I would really like to hear feedback, whether it is good or bad. I am not a writer, and have never wrote anything in my life, but am wanting to try to get started. I am terrible at grammar and spelling. I am craving to write a story, I have so many good ideas I would like to try to write into a story, so I can share my dreams with the world.

Here are my first 13ish for, "Oracle II"

What Are Dreams?
Do you think the dreams are yours, what if they were not your own.
What if when you dream it was actual reality, but just a little further away than anywhere you have ever even thought of consciously.
What if, when you dream you are really having an out of body experience in the eyes and ears and mind of another person, somewhere on a distant planet that has intelligent life.
In this world, this is completely true, and all people dream but only one person, a six thousand year old man who is deceased, known as the oracle when he was alive, could wake up from his drea, and look at a star chart to determine which

[This message has been edited by Nfarrow (edited January 16, 2011).]

[This message has been edited by Kathleen Dalton Woodbury (edited January 17, 2011).]
 


Posted by skadder (Member # 6757) on :
 
This is well over thirteen lines.

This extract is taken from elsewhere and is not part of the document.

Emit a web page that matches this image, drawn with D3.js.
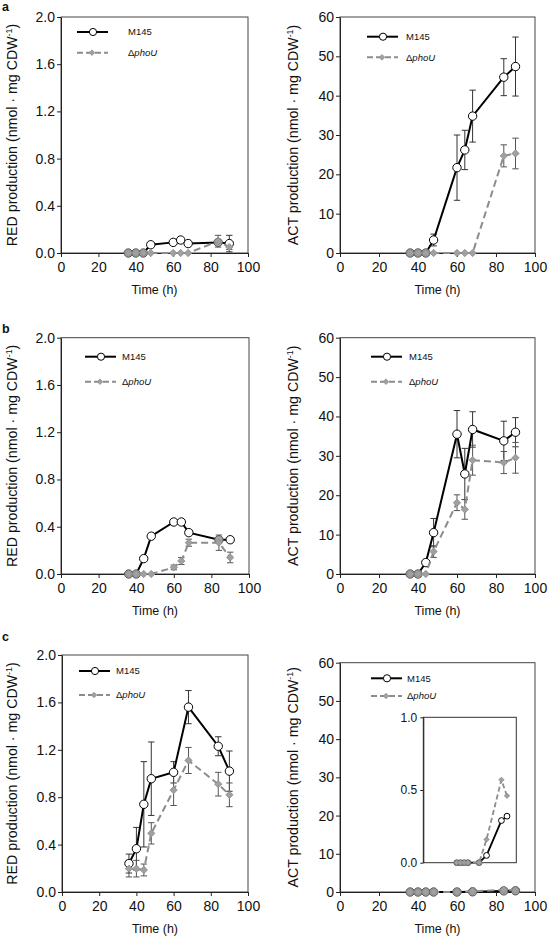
<!DOCTYPE html>
<html><head><meta charset="utf-8">
<script src="https://cdn.jsdelivr.net/npm/d3@7"></script>
<style>body{margin:0;background:#fff;} svg{display:block;font-family:"Liberation Sans",Arial,sans-serif;}</style>
</head><body>
<svg id="chart" width="548" height="939"></svg>
<script>
// ---------------- DATA ----------------
const timesAB = [36, 40, 44, 48, 60, 64, 68, 84, 90];
const timesC  = [36, 40, 44, 48, 60, 68, 84, 90];
const xTicks = [0, 20, 40, 60, 80, 100];
const redTicks = [0, 0.4, 0.8, 1.2, 1.6, 2.0];
const actTicks = [0, 10, 20, 30, 40, 50, 60];
const insetTicks = [0, 0.5, 1.0];
const seriesNames = ["M145", "ΔphoU"];
const panelLetters = ["a", "b", "c"];

// Row a
const redA_M145     = [0, 0, 0, 0.07, 0.09, 0.11, 0.08, 0.09, 0.08];
const redA_M145Err  = [0, 0, 0, 0.01, 0.01, 0.01, 0.01, 0.02, 0.07];
const redA_phoU     = [0, 0, 0, 0, 0, 0, 0, 0.10, 0.05];
const redA_phoUErr  = [0, 0, 0, 0, 0, 0, 0, 0.05, 0.02];
const actA_M145     = [0, 0, 0, 3.3, 21.7, 26.2, 34.8, 44.7, 47.4];
const actA_M145Err  = [0, 0, 0, 1.5, 8.3, 5.0, 6.6, 4.7, 7.5];
const actA_phoU     = [0, 0, 0, 0, 0, 0, 0, 24.7, 25.3];
const actA_phoUErr  = [0, 0, 0, 0, 0, 0, 0, 2.8, 3.9];
// Row b
const redB_M145     = [0, 0, 0.13, 0.32, 0.44, 0.44, 0.35, 0.29, 0.29];
const redB_M145Err  = [0, 0, 0.01, 0.01, 0.01, 0.01, 0.02, 0.02, 0.02];
const redB_phoU     = [0, 0, 0, 0, 0.056, 0.11, 0.265, 0.265, 0.14];
const redB_phoUErr  = [0, 0, 0, 0, 0.02, 0.03, 0.03, 0.065, 0.045];
const actB_M145     = [0, 0, 2.9, 10.5, 35.5, 25.4, 36.7, 33.8, 36.0];
const actB_M145Err  = [0, 0, 0.5, 3.6, 6.0, 6.5, 4.5, 5.0, 3.7];
const actB_phoU     = [0, 0, 0, 5.7, 18.1, 16.4, 28.9, 28.3, 29.5];
const actB_phoUErr  = [0, 0, 0, 1.5, 2.0, 2.5, 3.8, 2.8, 3.9];
// Row c
const redC_M145     = [0.24, 0.365, 0.74, 0.956, 1.01, 1.56, 1.23, 1.02];
const redC_M145Err  = [0.08, 0.18, 0.36, 0.31, 0.09, 0.14, 0.08, 0.17];
const redC_phoU     = [0.197, 0.197, 0.186, 0.495, 0.86, 1.11, 0.91, 0.82];
const redC_phoUErr  = [0.07, 0.07, 0.05, 0.09, 0.13, 0.11, 0.10, 0.10];
const actC_M145     = [0, 0, 0, 0, 0, 0.05, 0.29, 0.32];
const actC_M145Err  = [0, 0, 0, 0, 0, 0, 0, 0];
const actC_phoU     = [0, 0, 0, 0, 0, 0.16, 0.57, 0.46];
const actC_phoUErr  = [0, 0, 0, 0, 0, 0, 0, 0];

// ---------------- DRAWING ----------------
const svg = d3.select("#chart");
const FONT_TICK = 14, FONT_YTITLE = 14.2, FONT_XTITLE = 12.5, FONT_LEG = 9.5;

function yTitle(g, cx, cy, kind) {
  const t = g.append("text")
    .attr("transform", `translate(${cx},${cy}) rotate(-90)`)
    .attr("text-anchor", "middle")
    .attr("font-size", FONT_YTITLE)
    .attr("fill", "#111");
  t.append("tspan").text(kind + " production (nmol · mg CDW");
  t.append("tspan").attr("font-size", FONT_YTITLE * 0.62).attr("dy", -5.5).text("-1");
  t.append("tspan").attr("dy", 5.5).text(")");
}

function drawSeries(g, x, y, times, m, mErr, p, pErr, opt) {
  const rC = opt.rC, dSide = opt.dSide;
  const line = d3.line().x((d, i) => x(times[i])).y(d => y(d));
  const errs = [];
  times.forEach((t, i) => {
    if (mErr[i] > 0) errs.push({ t, v: m[i], e: mErr[i], c: "#333" });
    if (pErr[i] > 0) errs.push({ t, v: p[i], e: pErr[i], c: "#555" });
  });
  const eg = g.append("g");
  errs.forEach(d => {
    const cx = x(d.t), y1 = y(Math.max(0, d.v - d.e)), y2 = y(d.v + d.e);
    eg.append("line").attr("x1", cx).attr("x2", cx).attr("y1", y1).attr("y2", y2).attr("stroke", d.c).attr("stroke-width", 1);
    eg.append("line").attr("x1", cx - 3.2).attr("x2", cx + 3.2).attr("y1", y2).attr("y2", y2).attr("stroke", d.c).attr("stroke-width", 1);
    if (d.v - d.e > 0)
      eg.append("line").attr("x1", cx - 3.2).attr("x2", cx + 3.2).attr("y1", y1).attr("y2", y1).attr("stroke", d.c).attr("stroke-width", 1);
  });
  g.append("path").attr("d", line(m)).attr("fill", "none").attr("stroke", "#000").attr("stroke-width", opt.lw);
  g.selectAll(null).data(m).enter().append("circle")
    .attr("cx", (d, i) => x(times[i])).attr("cy", d => y(d)).attr("r", rC)
    .attr("fill", (d, i) => Math.abs(y(d) - y(p[i])) < 3 ? "#a4a4a4" : "#fff")
    .attr("stroke", (d, i) => Math.abs(y(d) - y(p[i])) < 3 ? "#555" : "#000")
    .attr("stroke-width", 1);
  g.append("path").attr("d", line(p)).attr("fill", "none").attr("stroke", "#8c8c8c")
    .attr("stroke-width", opt.lw).attr("stroke-dasharray", opt.dash);
  const sym = d3.symbol().type(d3.symbolSquare).size(dSide * dSide);
  g.selectAll(null).data(p).enter().append("path")
    .attr("d", sym)
    .attr("transform", (d, i) => `translate(${x(times[i])},${y(d)}) rotate(45)`)
    .attr("fill", "#a0a0a0").attr("stroke", "#8a8a8a").attr("stroke-width", 0.7);
}

function legend(g, lx, ly, dy, textDx) {
  g.append("line").attr("x1", lx).attr("x2", lx + 31).attr("y1", ly).attr("y2", ly).attr("stroke", "#000").attr("stroke-width", 2);
  g.append("circle").attr("cx", lx + 16).attr("cy", ly).attr("r", 3.6).attr("fill", "#fff").attr("stroke", "#000");
  g.append("text").attr("x", lx + textDx).attr("y", ly + 3.4).attr("font-size", FONT_LEG).attr("fill", "#111").text(seriesNames[0]);
  const y2 = ly + dy;
  g.append("line").attr("x1", lx).attr("x2", lx + 31).attr("y1", y2).attr("y2", y2).attr("stroke", "#8c8c8c").attr("stroke-width", 2).attr("stroke-dasharray", "6,3");
  g.append("path").attr("d", d3.symbol().type(d3.symbolSquare).size(16)).attr("transform", `translate(${lx + 15},${y2}) rotate(45)`).attr("fill", "#a0a0a0").attr("stroke", "#8a8a8a").attr("stroke-width", 0.6);
  const t = g.append("text").attr("x", lx + textDx).attr("y", y2 + 3.4).attr("font-size", FONT_LEG).attr("fill", "#111");
  t.append("tspan").text(seriesNames[1].charAt(0));
  t.append("tspan").attr("font-style", "italic").text(seriesNames[1].slice(1));
}

function panel(cfg) {
  const g = svg.append("g");
  const x = d3.scaleLinear().domain([0, 100]).range([cfg.l, cfg.r]);
  const y = d3.scaleLinear().domain([cfg.ticks[0], cfg.ticks[cfg.ticks.length - 1]]).range([cfg.b, cfg.t]);
  g.append("rect").attr("x", cfg.l).attr("y", cfg.t).attr("width", cfg.r - cfg.l).attr("height", cfg.b - cfg.t)
    .attr("fill", "none").attr("stroke", "#444").attr("stroke-width", 1);
  const xa = g.append("g").attr("transform", `translate(0,${cfg.b})`)
    .call(d3.axisBottom(x).tickValues(xTicks).tickSize(4).tickSizeOuter(0).tickPadding(5.5).tickFormat(d3.format("d")));
  const ya = g.append("g").attr("transform", `translate(${cfg.l},0)`)
    .call(d3.axisLeft(y).tickValues(cfg.ticks).tickSize(4).tickSizeOuter(0).tickPadding(2).tickFormat(cfg.fmt));
  [xa, ya].forEach(a => {
    a.select(".domain").attr("stroke", "#222");
    a.selectAll(".tick line").attr("stroke", "#222");
    a.selectAll("text").attr("font-size", FONT_TICK).attr("fill", "#111").attr("font-family", "Liberation Sans, Arial, sans-serif");
  });
  g.append("text").attr("x", (cfg.l + cfg.r) / 2).attr("y", cfg.b + 41).attr("text-anchor", "middle")
    .attr("font-size", FONT_XTITLE).attr("fill", "#111").text("Time (h)");
  yTitle(g, cfg.l - cfg.titleOff, (cfg.t + cfg.b) / 2, cfg.kind);
  drawSeries(g, x, y, cfg.times, cfg.m, cfg.mErr, cfg.p, cfg.pErr, { rC: 4.2, dSide: 5.2, lw: 2, dash: "7,4" });
  legend(g, cfg.l + cfg.leg[0], cfg.t + cfg.leg[1], cfg.leg[2], cfg.leg[3]);
  return g;
}

const fmtRed = d3.format(".1f"), fmtAct = d3.format("d");
panel({ l: 61, r: 248, t: 17, b: 253, ticks: redTicks, fmt: fmtRed, kind: "RED", titleOff: 44,
  times: timesAB, m: redA_M145, mErr: redA_M145Err, p: redA_phoU, pErr: redA_phoUErr, leg: [16, 15, 20.7, 51] });
panel({ l: 340, r: 535, t: 17, b: 253, ticks: actTicks, fmt: fmtAct, kind: "ACT", titleOff: 42,
  times: timesAB, m: actA_M145, mErr: actA_M145Err, p: actA_phoU, pErr: actA_phoUErr, leg: [27, 19.7, 20.6, 39] });
panel({ l: 61, r: 249, t: 337.7, b: 574, ticks: redTicks, fmt: fmtRed, kind: "RED", titleOff: 44,
  times: timesAB, m: redB_M145, mErr: redB_M145Err, p: redB_phoU, pErr: redB_phoUErr, leg: [24, 19, 25, 37] });
panel({ l: 340, r: 535, t: 337.7, b: 574, ticks: actTicks, fmt: fmtAct, kind: "ACT", titleOff: 42,
  times: timesAB, m: actB_M145, mErr: actB_M145Err, p: actB_phoU, pErr: actB_phoUErr, leg: [31, 19, 25, 38] });
panel({ l: 62, r: 248, t: 655, b: 892, ticks: redTicks, fmt: fmtRed, kind: "RED", titleOff: 45,
  times: timesC, m: redC_M145, mErr: redC_M145Err, p: redC_phoU, pErr: redC_phoUErr, leg: [17, 16, 24, 37] });
panel({ l: 340, r: 535, t: 662.7, b: 892, ticks: actTicks, fmt: fmtAct, kind: "ACT", titleOff: 42,
  times: timesC, m: actC_M145, mErr: actC_M145Err, p: actC_phoU, pErr: actC_phoUErr, leg: [31, 15.6, 17.7, 36] });

// inset in panel c (ACT)
(function inset() {
  const L = 423.3, R = 516.3, T = 717.3, B = 862.7;
  const g = svg.append("g");
  const x = d3.scaleLinear().domain([0, 100]).range([L, R]);
  const y = d3.scaleLinear().domain([0, 1]).range([B, T]);
  g.append("rect").attr("x", L).attr("y", T).attr("width", R - L).attr("height", B - T).attr("fill", "#fff").attr("stroke", "#333").attr("stroke-width", 1);
  const ya = g.append("g").attr("transform", `translate(${L},0)`)
    .call(d3.axisLeft(y).tickValues(insetTicks).tickSize(3).tickSizeOuter(0).tickPadding(3).tickFormat(d3.format(".1f")));
  ya.select(".domain").attr("stroke", "#222");
  ya.selectAll(".tick line").attr("stroke", "#222");
  ya.selectAll("text").attr("font-size", 12).attr("fill", "#111");
  drawSeries(g, x, y, timesC, actC_M145, actC_M145Err, actC_phoU, actC_phoUErr, { rC: 2.9, dSide: 3.8, lw: 1.8, dash: "5,3" });
})();

// panel letters
[[2, 10.5], [2, 333], [2, 641]].forEach((pos, i) => {
  svg.append("text").attr("x", pos[0]).attr("y", pos[1]).attr("font-size", 12.5).attr("font-weight", "bold").attr("fill", "#111").text(panelLetters[i]);
});
</script>
</body></html>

Here is a guide to help you only post the right amount.

Your intro reads more like an idea than a story. The whole 'what if' thing is what a story is about.

What if the whole world is actually a virtual reality created by machines? Well, that is the story of the matrix. I would suggest just starting the story and doing away with the info-dump explanation. All of this stuff can be explained during the unfolding of the story.
 


Posted by Smiley (Member # 9379) on :
 
Right, I agree with skadder. It could be read as a conversation between someone who is having those dreams and someone else who doesn't believe it happened before.

See if you can move it around to reflect that and still keep your story idea alive.

I think you have a good germ growing here.
 


Posted by EVOC (Member # 9381) on :
 
This seems to be good notes for the start of something good, but I wouldn't use it as the actual start of your story. You have some good ideas written down here just need to refine it.